Sending your manuscript to a publishing house or agent will probably result in rejection, heartache, and a huge blow to your motivation. Most writers only get published if they have a track record of success or influence in the market.

Unless you’re a celebrity, bigshot CEO, A-list actor, or politician, the chances are you’ll receive a rejection email. There are thousands of unpublished authors looking for their golden ticket to fame and fortune. What makes you think you’re the one they’ll pick from the stack of query letters in their inbox?

We’re not trying to bring you down, you could be the exception, and it’s your right to pursue this avenue if you wish. We’re trying to level your expectations and prevent a months-long chase that goes nowhere.

Who Should Use Self-Publishing for Their Book?

If this is your first crack at a manuscript and you feel it’s something the market wants, go with the self-publishing route. Entrepreneurs, consultants, business professionals, lawyers, doctors, and novelists use self-publishing to get their work in front of a target audience.

Self-publishing offers you several benefits as a newcomer to the writing industry, but it’s not without risk. There’s no guarantee of success, so why shouldn’t you chase that potential $500,000 advance from a publishing house. We hear you, and that’s why we decided to give you a list of pros and cons to help you determine what’s right for you.

What are the Pros of Traditional Publishing?

The Advance and Lower Publishing Costs

If a publisher takes you on, they’ll give you an advance on your future book sales. That’s life-changing for many authors. Receiving a check in the mail for your work is validation that you add value and a huge lift to your morale as a writer; essentially, you’ve made it.

Publishers take care of everything for you, including the publishing costs of getting your book to market and promoting your work. They invest in your book because they see value in it, and they can profit from it.

Industry Contacts, Clout & Credibility

Publishing houses run a business and have a network of contacts and resources to make you a star. They take care of every aspect of getting your book to market, including arranging book signings and featured author profiles in a high-level industry publication like the New York Times.

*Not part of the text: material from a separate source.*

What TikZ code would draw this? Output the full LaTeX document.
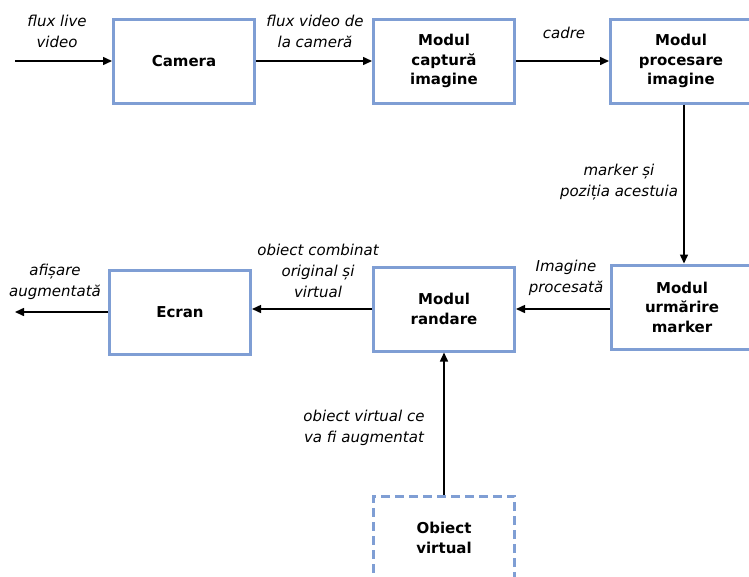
\documentclass[tikz,border=0pt]{standalone}
\usepackage{fontspec}
\setmainfont{DejaVu Sans}
\usetikzlibrary{arrows.meta}
\definecolor{boxblue}{RGB}{127,158,212}
\begin{document}
\begin{tikzpicture}[x=1pt,y=-1pt,
  blk/.style={draw=boxblue,line width=3pt,fill=white,minimum width=141pt,minimum height=84pt,
    align=center,font=\fontsize{15}{19.5}\selectfont\bfseries,inner sep=0pt},
  dblk/.style={blk,dash pattern=on 9pt off 5pt},
  lbl/.style={align=center,font=\fontsize{15}{21}\selectfont\itshape,inner sep=0pt},
  arr/.style={line width=1.5pt,-{Triangle[length=9pt,width=8pt]}}]
\useasboundingbox (0,0) rectangle (749,576);
\node[blk] (cam) at (184,61) {Camera};
\node[blk] (cap) at (444,61) {Modul\\captură\\imagine};
\node[blk] (proc) at (681,61) {Modul\\procesare\\imagine};
\node[blk] (urm) at (682,307) {Modul\\urmărire\\marker};
\node[blk] (rand) at (444,309) {Modul\\randare};
\node[blk] (ecr) at (180,312) {Ecran};
\node[dblk] (obj) at (444,538) {Obiect\\virtual};
\coordinate (in) at (15,61);
\coordinate (out) at (15,312);
\draw[arr] (in) -- (cam.west);
\draw[arr] (cam.east) -- (cap.west);
\draw[arr] (cap.east) -- (proc.west);
\draw[arr] (proc.south -| 684,0) -- (684,0 |- urm.north);
\draw[arr] (urm.west |- 0,309) -- (rand.east);
\draw[arr] (rand.west) -- (rand.west -| ecr.east);
\draw[arr] (ecr.west) -- (out);
\draw[arr] (obj.north) -- (rand.south);
\node[lbl] (l1) at (57,31) {flux live\\video};
\node[lbl] (l2) at (315,31) {flux video de\\la cameră};
\node[lbl] (l3) at (564,33) {cadre};
\node[lbl] (l4) at (619,182) {marker și\\poziția acestuia};
\node[lbl] (l5) at (566,278) {Imagine\\procesată};
\node[lbl] (l6) at (318,271) {obiect combinat\\original și\\virtual};
\node[lbl] (l7) at (55,282) {afișare\\augmentată};
\node[lbl] (l8) at (364,428) {obiect virtual ce\\va fi augmentat};
\end{tikzpicture}
\end{document}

Publishers, big or small, have industry clout. The industry listens when they ask a big player like a newspaper or authority website to feature you. You get a champion in your corner backing your career, and that goes a long way to potentially reaching best-seller status.

An In-House Team

Publishers have all the infrastructure to print your book, get it on the shelves, and influence the market to purchase your work. Acquisitions editors, fact-checkers, copy, and substantive editors are all on hand to review your work and polish it to perfection. You get access to a publicist to promote you. You never know; you could end up on the next edition of Oprah’s book club. Imagine what that would do for your career.

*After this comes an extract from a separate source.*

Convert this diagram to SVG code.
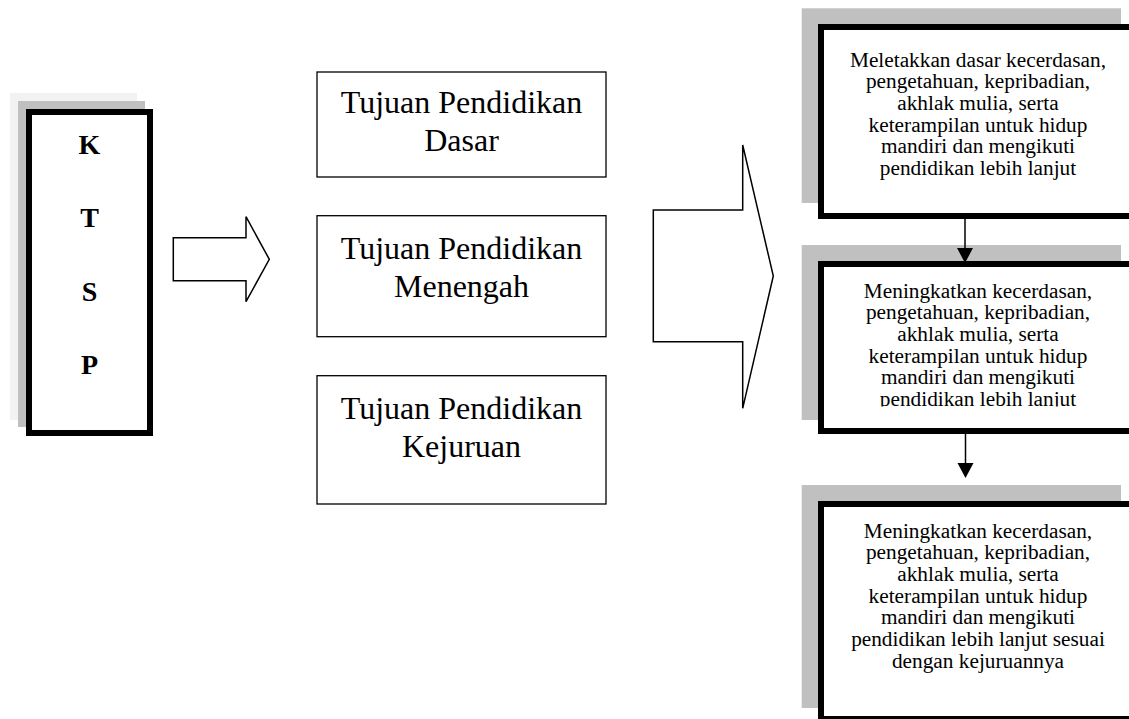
<svg xmlns="http://www.w3.org/2000/svg" width="1129" height="719" viewBox="0 0 1129 719">
  <style>
    .bg { fill: #ffffff; }
    .thick { fill: #ffffff; stroke: #000000; stroke-width: 6; }
    .thin { fill: #ffffff; stroke: #000000; stroke-width: 1.3; }
    .shade { fill: #c0c0c0; }
    .shade-light { fill: #f2f2f2; }
    .block { fill: #ffffff; stroke: #000000; stroke-width: 1.5; stroke-linejoin: miter; }
    .link { stroke: #000000; stroke-width: 1.5; fill: none; }
    .head { fill: #000000; }
    .ktsp { font-family: "Liberation Serif", "Times New Roman", serif; font-weight: bold; font-size: 28px; text-anchor: middle; fill: #000000; }
    .goal { font-family: "Liberation Serif", "Times New Roman", serif; font-size: 32px; text-anchor: middle; fill: #000000; }
    .desc { font-family: "Liberation Serif", "Times New Roman", serif; font-size: 21.3px; text-anchor: middle; fill: #000000; }
  </style>
  <defs>
    <clipPath id="clip-menengah">
      <rect x="824" y="267" width="310" height="139.5"/>
    </clipPath>
  </defs>

  <rect class="bg" x="0" y="0" width="1129" height="719"/>

  <!-- KTSP column with layered shadow -->
  <g id="ktsp">
    <rect class="shade-light" x="10" y="93" width="127" height="327"/>
    <rect class="shade" x="18" y="101" width="127" height="326"/>
    <rect class="thick" x="29" y="112" width="121" height="321"/>
    <text class="ktsp" x="89.5" y="154">K</text>
    <text class="ktsp" x="89.5" y="227">T</text>
    <text class="ktsp" x="89.5" y="301">S</text>
    <text class="ktsp" x="89.5" y="374">P</text>
  </g>

  <!-- block arrows -->
  <g id="arrow-ktsp">
    <polygon class="block" points="173.3,237.7 246,237.7 246,216.7 269.3,259.3 246,301.7 246,280.7 173.3,280.7"/>
  </g>

  <g id="tujuan-dasar">
    <rect class="thin" x="317" y="72" width="289" height="105"/>
    <text class="goal" x="461.5" y="112.7">Tujuan Pendidikan</text>
    <text class="goal" x="461.5" y="150.7">Dasar</text>
  </g>

  <g id="tujuan-menengah">
    <rect class="thin" x="317" y="215.7" width="289" height="121"/>
    <text class="goal" x="461.5" y="259.3">Tujuan Pendidikan</text>
    <text class="goal" x="461.5" y="297.3">Menengah</text>
  </g>

  <g id="tujuan-kejuruan">
    <rect class="thin" x="317" y="375.7" width="289" height="128.3"/>
    <text class="goal" x="461.5" y="419.3">Tujuan Pendidikan</text>
    <text class="goal" x="461.5" y="457.3">Kejuruan</text>
  </g>

  <g id="arrow-tujuan">
    <polygon class="block" points="653.3,210 742.7,210 742.7,145 773.3,276 742.7,408.3 742.7,341.7 653.3,341.7"/>
  </g>

  <!-- goal descriptions, right column -->
  <g id="desc-dasar">
    <rect class="shade" x="801.7" y="8.3" width="319.3" height="194.7"/>
    <rect class="thick" x="821" y="27" width="330" height="189"/>
    <text class="desc" x="978" y="66.5">Meletakkan dasar kecerdasan,</text>
    <text class="desc" x="978" y="88.2">pengetahuan, kepribadian,</text>
    <text class="desc" x="978" y="109.9">akhlak mulia, serta</text>
    <text class="desc" x="978" y="131.6">keterampilan untuk hidup</text>
    <text class="desc" x="978" y="153.3">mandiri dan mengikuti</text>
    <text class="desc" x="978" y="175">pendidikan lebih lanjut</text>
  </g>

  <g id="desc-menengah">
    <rect class="shade" x="801.7" y="245" width="319.3" height="175"/>
    <rect class="thick" x="821" y="264" width="330" height="167"/>
    <g clip-path="url(#clip-menengah)">
      <text class="desc" x="978" y="297.5">Meningkatkan kecerdasan,</text>
      <text class="desc" x="978" y="319.2">pengetahuan, kepribadian,</text>
      <text class="desc" x="978" y="340.9">akhlak mulia, serta</text>
      <text class="desc" x="978" y="362.6">keterampilan untuk hidup</text>
      <text class="desc" x="978" y="384.3">mandiri dan mengikuti</text>
      <text class="desc" x="978" y="406">pendidikan lebih lanjut</text>
    </g>
  </g>

  <g id="desc-kejuruan">
    <rect class="shade" x="801.7" y="485" width="319.3" height="223"/>
    <rect class="thick" x="821" y="504" width="330" height="215"/>
    <text class="desc" x="978" y="537.5">Meningkatkan kecerdasan,</text>
    <text class="desc" x="978" y="559.2">pengetahuan, kepribadian,</text>
    <text class="desc" x="978" y="580.9">akhlak mulia, serta</text>
    <text class="desc" x="978" y="602.6">keterampilan untuk hidup</text>
    <text class="desc" x="978" y="624.3">mandiri dan mengikuti</text>
    <text class="desc" x="978" y="646">pendidikan lebih lanjut sesuai</text>
    <text class="desc" x="978" y="667.7">dengan kejuruannya</text>
  </g>

  <!-- connectors between the description boxes -->
  <g id="connectors">
    <line class="link" x1="965" y1="219" x2="965" y2="250"/>
    <polygon class="head" points="957,248 973,248 965,263"/>
    <line class="link" x1="965.5" y1="434" x2="965.5" y2="465"/>
    <polygon class="head" points="957.5,463 973.5,463 965.5,478"/>
  </g>
</svg>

What are the Cons of Traditional Publishing?

You Lose the Rights to Your Work

When your sign with a publisher, they get the rights to your work. It doesn’t belong to you anymore, and they can do as they please with it. They could leave out sections they don’t agree with and edit parts you find critical to the storyline, regardless of what you think about their decisions.

Publishing Delays

The publisher owns your work, and they can decide to do with it what they please. They control you and don’t care if that advance is running out and you need them to publish the book so you can start seeing royalty checks. They could shelve your book because they feel it will conflict with another top-rated author’s release. You’re left holding the bag, maybe for years on end.

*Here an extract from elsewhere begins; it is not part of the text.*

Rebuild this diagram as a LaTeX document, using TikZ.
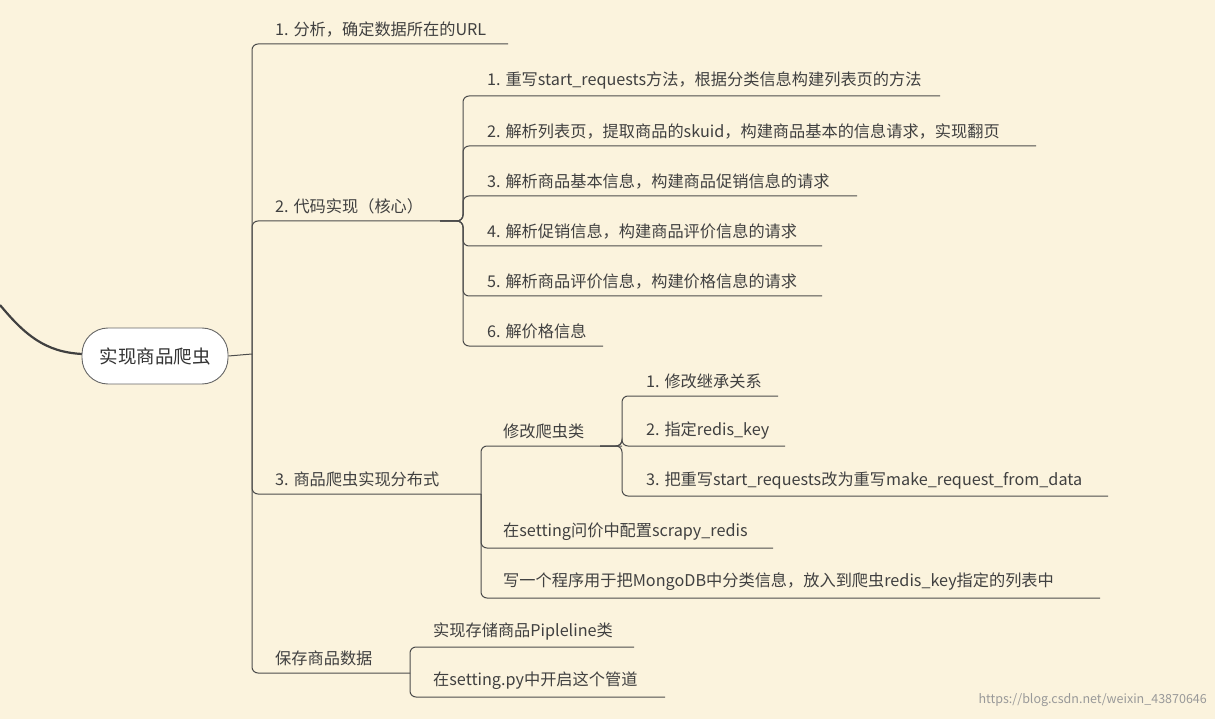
\documentclass[tikz,border=0pt]{standalone}
\usepackage{fontspec}
\setmainfont{Noto Sans CJK SC}
\begin{document}
\begin{tikzpicture}[x=1pt,y=-1pt,
  ln/.style={draw=black!70,line width=1pt,rounded corners=6pt},
  lb/.style={anchor=south west,inner sep=0pt,text=black!75,font=\fontsize{16.2}{18}\selectfont}]
\fill[fill={rgb,255:red,251;green,243;blue,221}] (0,0) rectangle (1215,719);
\useasboundingbox (0,0) rectangle (1215,719);
\draw[draw=black!75,line width=2.2pt] (0,305) .. controls (25,335) and (45,352) .. (82,354);
\node[draw=black!60,line width=0.9pt,fill=white,rounded corners=26pt,minimum width=146pt,minimum height=56pt,font=\fontsize{18.5}{20}\selectfont,text=black!80] (root) at (155,356) {实现商品爬虫};
\draw[ln] (root.east) -- (252,354);
% level 1
\foreach \y/\e in {44/508,221/440,494/481,673/410}{\draw[ln] (252,354) -- (252,\y) -- (\e,\y);}
\node[lb] (a) at (275,37) {1. 分析，确定数据所在的URL};
\node[lb] (b) at (275,214) {2. 代码实现（核心）};
\node[lb] (c) at (275,487) {3. 商品爬虫实现分布式};
\node[lb] (d) at (275,666) {保存商品数据};
% branch 2
\foreach \y/\e in {96/940,146/1036,196/857,246/822,296/822,346/603}{\draw[ln] (440,221) -- (463,221) -- (463,\y) -- (\e,\y);}
\node[lb] (b1) at (487,89) {1. 重写start\_requests方法，根据分类信息构建列表页的方法};
\node[lb] (b2) at (487,139) {2. 解析列表页，提取商品的skuid，构建商品基本的信息请求，实现翻页};
\node[lb] (b3) at (487,189) {3. 解析商品基本信息，构建商品促销信息的请求};
\node[lb] (b4) at (487,239) {4. 解析促销信息，构建商品评价信息的请求};
\node[lb] (b5) at (487,289) {5. 解析商品评价信息，构建价格信息的请求};
\node[lb] (b6) at (487,339) {6. 解价格信息};
% branch 3
\foreach \y/\e in {446/622,548/773,598/1100}{\draw[ln] (481,494) -- (481,\y) -- (\e,\y);}
\node[lb] (c1) at (503,439) {修改爬虫类};
\node[lb] (c2) at (503,541) {在setting问价中配置scrapy\_redis};
\node[lb] (c3) at (503,591) {写一个程序用于把MongoDB中分类信息，放入到爬虫redis\_key指定的列表中};
\foreach \y/\e in {396/778,446/785,496/1108}{\draw[ln] (600,446) -- (622,446) -- (622,\y) -- (\e,\y);}
\node[lb] (c11) at (646,389) {1. 修改继承关系};
\node[lb] (c12) at (646,439) {2. 指定redis\_key};
\node[lb] (c13) at (646,489) {3. 把重写start\_requests改为重写make\_request\_from\_data};
% branch 4
\foreach \y/\e in {647/634,697/665}{\draw[ln] (410,673) -- (410,\y) -- (\e,\y);}
\node[lb] (d1) at (433,640) {实现存储商品Pipleline类};
\node[lb] (d2) at (433,690) {在setting.py中开启这个管道};
\node[anchor=east,inner sep=0pt,text=black!40,font=\fontsize{12.5}{14}\selectfont] (wm) at (1207,700) {https://blog.csdn.net/weixin\_43870646};
\end{tikzpicture}
\end{document}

What are the Pros of Self-Publishing?

Fast to Market and All the Profits

Self-publishing is the fastest route to getting your book onto the market. You can self-publish your work in a week with the right strategy and start seeing results overnight with a good marketing campaign. Instead of waiting years and relying on your advance, you start selling immediately, keeping all the profits.

Full Creative Control

You don’t hand the rights to a publisher when you self-publish your work. You keep full creative control over the content, and you don’t have to deal with editors that want to slice and dice your book. From the cover design to the content, you have the final word on everything to do with the publishing process.

What are the Cons of Self-Publishing?

You Front the Publishing Cost

There’s no publisher to front your book’s printing and marketing costs. You don’t get any advance, so you’re totally reliant on your marketing. The development, production, and distribution expenses are all on you. You must rely on guerilla marketing tactics like selling on Amazon and building social media ad campaigns to promote your work.

No Guarantee of Success

There’s no way a bookstore will put your book on its shelves. Unless a publisher backs you, they’re not interested in selling unsolicited material. Forget about going to those prestigious book signing events, and there’s no possibility of media interviews or agents offering their help promoting your work.

As a self-published author, you take your success into your hands, and there’s no guarantee your book will sell. You’re competing with thousands of other authors using the same marketing model as you, and you’ll need something special to stand out from the crowd.